The City of Cape Town is planning to introduce biofuel and electric buses in the future to deal with gas emission in the city. By Staff Writer
Currently, 97% of public transport across the world operates on diesel, contributing to pollution and climate change.
Worldwide there are 1,3 million deaths due to traffic accidents annually and a further 3,1 million deaths from particle emissions – meaning one out of eight deaths is related to poor air quality.
Biofuel, such as biogas or biodiesel, is produced from renewable resources: plant biomass, vegetable oils or treated municipal and industrial waste – the latter of which cities around the world can put to good use.
According to the latest research, buses operating on electricity or gas can also cover more distance than a bus with a diesel engine for the same amount of energy.
“When we rolled out the first MyCiTi bus routes in May 2010, we could never have imagined that the service would be growing at such a pace. We are now transporting nearly 59 184 passengers every weekday and the MyCiTi buses have become such an integral part of Cape Town that one can hardly imagine our city without them. On average, the MyCiTi buses cover a distance of over 1 270 000 kilometres each month,” says the City’s Mayoral Committee Member: Transport for Cape Town, Councillor Brett Herron.

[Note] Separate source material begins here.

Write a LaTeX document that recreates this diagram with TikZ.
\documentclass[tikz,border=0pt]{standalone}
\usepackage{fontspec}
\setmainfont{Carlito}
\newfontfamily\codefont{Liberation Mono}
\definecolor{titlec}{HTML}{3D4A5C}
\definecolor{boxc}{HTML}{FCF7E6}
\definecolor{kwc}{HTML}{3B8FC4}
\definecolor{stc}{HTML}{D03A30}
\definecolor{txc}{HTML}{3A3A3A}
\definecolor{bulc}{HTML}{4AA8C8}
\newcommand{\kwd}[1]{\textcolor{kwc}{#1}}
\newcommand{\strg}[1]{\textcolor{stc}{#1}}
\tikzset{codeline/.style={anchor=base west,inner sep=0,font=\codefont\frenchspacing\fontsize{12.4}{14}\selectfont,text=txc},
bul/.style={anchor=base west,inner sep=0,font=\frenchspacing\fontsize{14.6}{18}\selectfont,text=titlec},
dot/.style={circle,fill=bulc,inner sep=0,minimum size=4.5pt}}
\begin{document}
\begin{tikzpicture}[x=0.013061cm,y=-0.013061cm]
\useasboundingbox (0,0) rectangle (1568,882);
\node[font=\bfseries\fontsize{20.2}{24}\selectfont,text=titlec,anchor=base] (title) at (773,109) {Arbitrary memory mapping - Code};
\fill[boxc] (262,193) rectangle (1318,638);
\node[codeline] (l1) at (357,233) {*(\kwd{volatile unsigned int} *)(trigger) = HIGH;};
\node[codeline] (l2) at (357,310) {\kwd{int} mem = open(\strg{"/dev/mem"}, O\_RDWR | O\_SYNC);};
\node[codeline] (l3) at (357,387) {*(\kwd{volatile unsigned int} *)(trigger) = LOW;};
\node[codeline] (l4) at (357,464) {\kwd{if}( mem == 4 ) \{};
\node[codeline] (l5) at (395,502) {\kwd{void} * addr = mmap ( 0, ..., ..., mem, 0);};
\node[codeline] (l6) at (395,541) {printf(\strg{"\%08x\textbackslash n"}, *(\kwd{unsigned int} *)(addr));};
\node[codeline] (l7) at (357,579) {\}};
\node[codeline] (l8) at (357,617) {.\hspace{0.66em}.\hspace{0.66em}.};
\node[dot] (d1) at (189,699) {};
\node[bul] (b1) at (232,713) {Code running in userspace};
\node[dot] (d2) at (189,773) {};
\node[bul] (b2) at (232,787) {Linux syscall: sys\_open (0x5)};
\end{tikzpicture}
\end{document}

“As we intend on growing our MyCiTi footprint with the roll-out of more routes across the city, it is imperative that we investigate cleaner and alternative fuels for our buses. An added benefit of electric buses is the fact that they operate almost silently, which will also help to cut back on noise pollution.”
MyCiti is Cape Town’s bus-based transit system that delivers fast, comfortable and cost effective urban mobility with segregated right-of-way infrastructure.